Pleasures of Daming Lake
Updated : 2018-05-18
Print PrintThe annual boat race held at Daming Lake, a water mass created by the convergence of hundreds of springs. Photos by Ju Chuanjiang / China Daily
Senior citizens find recreation at Baotu Spring Park.
Behind Jinan's modern bustle, Chitralekha Basu and Zhao Ruixue find that lyrical scenes and traditions remain.
There is a face of Jinan that's dramatically different from the intense weave of high-rises, multi-tiered flyovers and glitzy storefronts that meets the eye at first. The flip side to this world of vehicles whizzing past and the hammering and scaffolding signifying continuous construction activity is not difficult to locate. The moat that once ran round the old city is still the focal area if you're looking for some of Jinan's most iconic landscapes - where the city's elderly and the very young like to gather.
It's a retreat for those who want to renew their bonds with nature, even as life speeds past them in one of China's fastest-growing manufacturing and technological hubs.

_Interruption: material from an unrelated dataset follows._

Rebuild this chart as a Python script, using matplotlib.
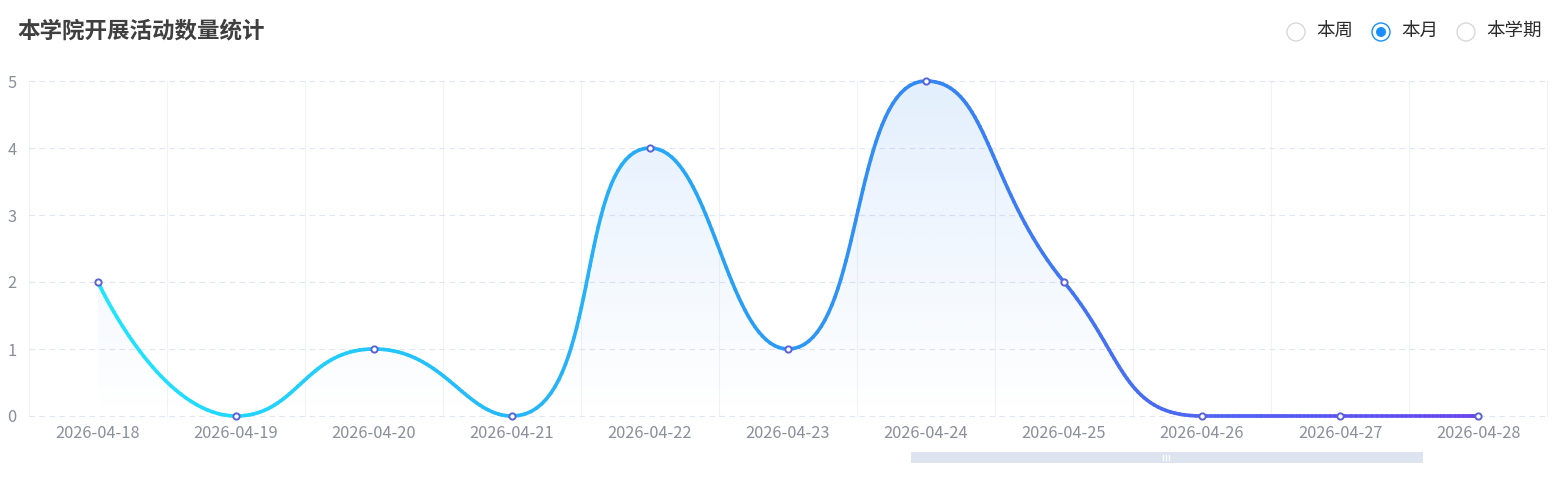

Our journey began at the south gate of Baotu Spring Park, where the most spectacular cluster from among Jinan's famed 72 springs might be found.
The springs in Jinan are a way of life here, especially for seasoned Jinan natives who come here early to chat or sing with pals.
They may take in a Shandong opera performance or two even as they keep an eye on their pint-sized grandchildren, cavorting merrily in the park, looking out for the lone seal in one of the ponds while shoals of goldfish swarm in the rest.
Nature has been generous with its gifts to China, and the amazing natural phenomena in this land have become a reference point for China's writers and artists. Baotu Spring Park is no exception.
For instance, a couplet written by Yuan Dynasty poet and calligrapher Zhao Mengfu (1254-1322) - "Mount Hua cannot be overcast by the clouds and fog/ The waves and the billows reach the Daming Lake" - appears at the Luoyuantang Temple, a two-tiered pagoda-roofed pavilion overlooking the water mass created by the three major springs in this park.
The springs, despite Jinan's low water levels, keep gushing forth and sending out ripples in concentric circles - the temperature a constant at 18 C all the year round - affirming the perennial renewal of the natural cycle.
Cangyuan Garden used to be the study of Ming Dynasty poet Li Panlong (1514-1570), and is still referred to by his nickname. It has since been turned into a gallery exhibiting the works of the master landscape painter Wang Xuetao (1903-1982).